Car Purchase Classification

Jun 2025

Python

scikit-learn

Random-Forest

Customer-Analytics

Machine Learning

A machine learning pipeline using the Strategy Design Pattern to preprocess customer datasets and predict vehicle purchasing choices.

Published

August 10, 2025

GitHub

Project Overview

Car Purchase Classification is an analytics pipeline built in Python to identify vehicle buyer intent. Structured using the Strategy Design Pattern, the pipeline extracts customer demographics and financial details, processes missing records, drops redundant features, runs IQR-based outlier filters, and feeds clean data into an optimized Random Forest Classifier to guide targeted marketing campaigns.

Problem

Auto dealerships waste significant marketing budgets running broad campaigns that suffer from low conversion rates. Rules-based demographic targeting or manual lead scoring systems fail to capture non-linear relationships and multi-feature interactions, requiring constant manual threshold tuning.

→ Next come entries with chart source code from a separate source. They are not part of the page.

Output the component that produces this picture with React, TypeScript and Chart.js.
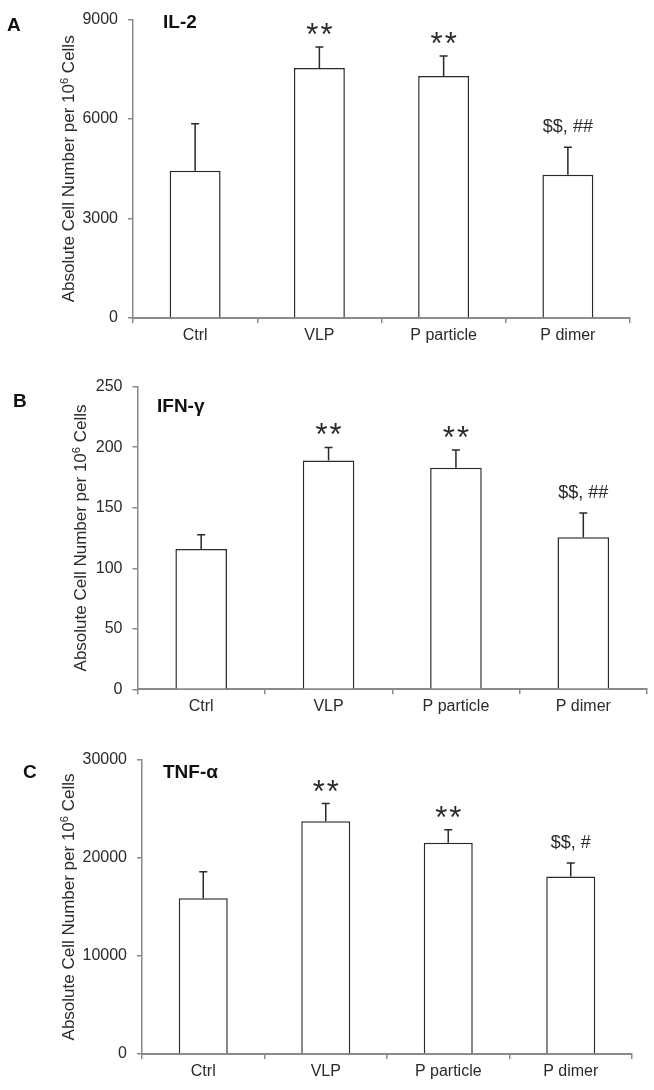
import React, { useEffect, useRef } from "react";
import { Chart, registerables } from "chart.js";

Chart.register(...registerables);

// ---------- data ----------
const categories = ["Ctrl", "VLP", "P particle", "P dimer"];

const il2Values = [4440, 7540, 7300, 4320];
const il2Errors = [1420, 630, 600, 830];
const il2Marks = ["", "**", "**", "$$, ##"];
const il2Ticks = [0, 3000, 6000, 9000];

const ifnValues = [116, 189, 183, 125.6];
const ifnErrors = [11.6, 10.8, 14.7, 20];
const ifnMarks = ["", "**", "**", "$$, ##"];
const ifnTicks = [0, 50, 100, 150, 200, 250];

const tnfValues = [15900, 23750, 21560, 18100];
const tnfErrors = [2700, 1800, 1330, 1400];
const tnfMarks = ["", "**", "**", "$$, #"];
const tnfTicks = [0, 10000, 20000, 30000];

// ---------- layout / style ----------
const FONT = '"Liberation Sans", Arial, Helvetica, sans-serif';
const AXIS_GRAY = "#8a8a8a";
const INK = "#2a2a2a";

type PanelCfg = {
  letter: string;
  title: string;
  values: number[];
  errors: number[];
  marks: string[];
  ticks: number[];
  top: number;
  height: number;
  plotLeft: number;
  plotRight: number;
  plotTop: number;
  plotBottom: number;
  letterX: number;
  letterY: number;
  titleX: number;
  titleY: number;
  yTitleX: number;
  barPct: number;
};

const panels: PanelCfg[] = [
  {
    letter: "A", title: "IL-2", values: il2Values, errors: il2Errors, marks: il2Marks, ticks: il2Ticks,
    top: 0, height: 360, plotLeft: 133, plotRight: 630, plotTop: 12.7, plotBottom: 318,
    letterX: 7, letterY: 26, titleX: 163, titleY: 23, yTitleX: 68, barPct: 0.41,
  },
  {
    letter: "B", title: "IFN-γ", values: ifnValues, errors: ifnErrors, marks: ifnMarks, ticks: ifnTicks,
    top: 360, height: 365, plotLeft: 137.5, plotRight: 647, plotTop: 386.7, plotBottom: 689.3,
    letterX: 13, letterY: 402, titleX: 157, titleY: 407, yTitleX: 80, barPct: 0.405,
  },
  {
    letter: "C", title: "TNF-α", values: tnfValues, errors: tnfErrors, marks: tnfMarks, ticks: tnfTicks,
    top: 725, height: 365, plotLeft: 142, plotRight: 632, plotTop: 760, plotBottom: 1054,
    letterX: 23, letterY: 773, titleX: 163, titleY: 773, yTitleX: 68, barPct: 0.40,
  },
];

function Panel({ cfg }: { cfg: PanelCfg }) {
  const ref = useRef<HTMLCanvasElement | null>(null);

  useEffect(() => {
    if (!ref.current) return;
    const off = cfg.top;

    const overlay = {
      id: "overlay",
      afterDatasetsDraw(chart: any) {
        const ctx = chart.ctx as CanvasRenderingContext2D;
        const meta = chart.getDatasetMeta(0);
        const ys = chart.scales.y;
        ctx.save();
        ctx.strokeStyle = INK;
        ctx.lineWidth = 1.5;
        meta.data.forEach((el: any, i: number) => {
          const x = el.x;
          const yb = el.y;
          const yt = ys.getPixelForValue(cfg.values[i] + cfg.errors[i]);
          ctx.beginPath();
          ctx.moveTo(x, yb);
          ctx.lineTo(x, yt);
          ctx.moveTo(x - 4, yt);
          ctx.lineTo(x + 4, yt);
          ctx.stroke();
          const m = cfg.marks[i];
          if (m) {
            const star = m.startsWith("*");
            ctx.font = star ? `31px ${FONT}` : `18px ${FONT}`;
            (ctx as any).letterSpacing = star ? "2px" : "0px";
            ctx.fillStyle = INK;
            ctx.textAlign = "center";
            ctx.textBaseline = "alphabetic";
            const tm = ctx.measureText(m);
            const desc = tm.actualBoundingBoxDescent || 0;
            ctx.fillText(m, x + (star ? 1 : 0), yt - 12 - desc);
          }
        });
        (ctx as any).letterSpacing = "0px";
        ctx.restore();
      },
      afterDraw(chart: any) {
        const ctx = chart.ctx as CanvasRenderingContext2D;
        const area = chart.chartArea;
        ctx.save();
        ctx.fillStyle = "#111";
        ctx.textAlign = "left";
        ctx.textBaseline = "middle";
        ctx.font = `bold 19px ${FONT}`;
        ctx.fillText(cfg.letter, cfg.letterX, cfg.letterY - off);
        ctx.fillText(cfg.title, cfg.titleX, cfg.titleY - off);

        // rotated y-axis title with superscript
        const midY = (area.top + area.bottom) / 2;
        ctx.translate(cfg.yTitleX, midY);
        ctx.rotate(-Math.PI / 2);
        ctx.fillStyle = INK;
        ctx.textBaseline = "alphabetic";
        const main = `17px ${FONT}`;
        const sup = `11px ${FONT}`;
        const p1 = "Absolute Cell Number per 10";
        const p2 = "6";
        const p3 = " Cells";
        ctx.font = main;
        const w1 = ctx.measureText(p1).width;
        const w3 = ctx.measureText(p3).width;
        ctx.font = sup;
        const w2 = ctx.measureText(p2).width;
        let x = -(w1 + w2 + w3) / 2;
        const base = 6;
        ctx.font = main;
        ctx.fillText(p1, x, base);
        x += w1;
        ctx.font = sup;
        ctx.fillText(p2, x, base - 6);
        x += w2;
        ctx.font = main;
        ctx.fillText(p3, x, base);
        ctx.restore();
      },
    };

    const chart = new Chart(ref.current, {
      type: "bar",
      data: {
        labels: categories,
        datasets: [
          {
            data: cfg.values,
            backgroundColor: "#ffffff",
            borderColor: INK,
            borderWidth: 1.5,
            categoryPercentage: 1,
            barPercentage: cfg.barPct,
          },
        ],
      },
      options: {
        animation: false,
        responsive: false,
        layout: {
          padding: {
            left: 0,
            top: cfg.plotTop - off,
            right: 654 - cfg.plotRight,
            bottom: 0,
          },
        },
        plugins: {
          legend: { display: false },
          tooltip: { enabled: false },
          title: { display: false },
        },
        scales: {
          x: {
            type: "category",
            offset: true,
            grid: {
              display: true,
              drawOnChartArea: false,
              drawTicks: true,
              tickLength: 5,
              color: AXIS_GRAY,
              lineWidth: 1.5,
              offset: true,
            },
            border: { display: true, color: AXIS_GRAY, width: 2 },
            ticks: {
              color: INK,
              font: { family: FONT, size: 16 },
              padding: 3,
              maxRotation: 0,
              autoSkip: false,
            },
            afterFit: (scale: any) => {
              scale.height = off + cfg.height - cfg.plotBottom;
            },
          },
          y: {
            type: "linear",
            min: cfg.ticks[0],
            max: cfg.ticks[cfg.ticks.length - 1],
            grid: {
              display: true,
              drawOnChartArea: false,
              drawTicks: true,
              tickLength: 5,
              color: AXIS_GRAY,
              lineWidth: 1.5,
            },
            border: { display: true, color: AXIS_GRAY, width: 1.5 },
            ticks: {
              color: INK,
              font: { family: FONT, size: 16 },
              padding: 10,
              callback: (v: any) => String(v),
            },
            afterBuildTicks: (scale: any) => {
              scale.ticks = cfg.ticks.map((v) => ({ value: v }));
            },
            afterFit: (scale: any) => {
              scale.width = cfg.plotLeft;
            },
          },
        },
      },
      plugins: [overlay],
    } as any);

    return () => chart.destroy();
  }, [cfg]);

  return (
    <canvas
      ref={ref}
      width={654}
      height={cfg.height}
      style={{ position: "absolute", left: 0, top: cfg.top, width: 654, height: cfg.height, display: "block" }}
    />
  );
}

export default function App() {
  return (
    <div
      style={{
        position: "absolute",
        left: 0,
        top: 0,
        width: 654,
        height: 1090,
        background: "#ffffff",
        overflow: "hidden",
      }}
    >
      {panels.map((p) => (
        <Panel key={p.letter} cfg={p} />
      ))}
    </div>
  );
}
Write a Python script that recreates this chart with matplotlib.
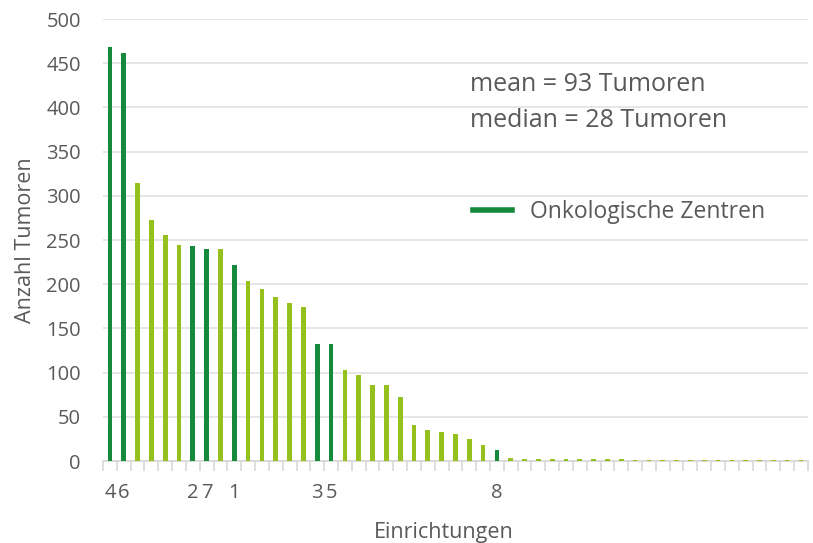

I wanted to develop a modular, pattern-driven machine learning pipeline that automatically learns customer buying behavior boundaries and scales clean preprocessing strategies.

Features

Strategy Design Pattern Preprocessing: Encapsulates feature scaling, categorical transformations, and outlier detection in decoupled strategy classes.
Categorical One-Hot Encoding: Maps gender strings into binary indicators while dropping the first category to avoid multicollinearity.
IQR-Based Outlier Detection: Filters anomalous values dynamically using statistical interquartile bounds.
GridSearch Cross-Validation: Optimizes 192 hyperparameter combinations across bagging forest configurations.
Feature Importance Profiling: Computes Mean Decrease in Impurity (MDI) splits to rank predictive parameters.
Confusion Matrix Diagnostics: Calculates precision, recall, and ROC-AUC metrics to analyze model failure edge cases.

Tech Stack

Processing & Pipeline:
- Python
- Pandas
- NumPy
Modeling & Tuning:
- scikit-learn (RandomForestClassifier, GridSearchCV, OneHotEncoder)
- Matplotlib
- Seaborn

Architecture

graph TD
    Zip["raw archive.zip"] --> Extractor["ZipDataExtractor"]
    Extractor --> CSV["car_data.csv"]
    CSV --> Ingest["DataFrameIngest (validates CSV)"]
    Ingest --> Encode["OneHotEncoder on Gender"]
    Encode --> Outliers["IQR Outlier Masking"]
    Outliers --> Split["SimpleTrainTestSplit (80/20 isolation)"]
    Split --> Forest["GridSearchCV RandomForest"]
    Forest --> Predict["Predicted Purchase Class (0/1)"]

My Contributions

Programmed the modular data ETL pipeline using the Strategy Design Pattern.
Developed one-hot encoding feature transformation components.
Engineered the row-wise IQR outlier detection filtering rules.
Coded the Random Forest hyperparameter grid search sweeps.
Generated diagnostic performance reports including precision-recall curves, confusion matrices, and ROC-AUC computations.
Audited the pipeline code to resolve paths and outlier masking.

What I Learned

Designing modular, clean-code ML architectures using OOP design patterns.
Balancing precision and recall tradeoffs to guide targeted marketing spend.
Analyzing tree split impurity metrics (Gini vs. Entropy).
Recognizing and debugging database index constraints in outlier masks.

Results

Achieved a classification accuracy of 91.00% on the test set.
Reached a discriminative ROC-AUC score of 0.969.
Mapped global feature importances, discovering that Annual Salary (49.93%) and Age (49.38%) represent 99.3% of the model’s split decisions, while Gender is negligible (0.69%).

Future Work

Refactor absolute paths in pipeline.py to relative configurations.
Serialize trained models and scale pipelines using joblib.
Build a REST endpoint using FastAPI to serve model predictions in real-time.
Deploy parallel execution configurations (n_jobs=-1) to accelerate hyperparameter tuning.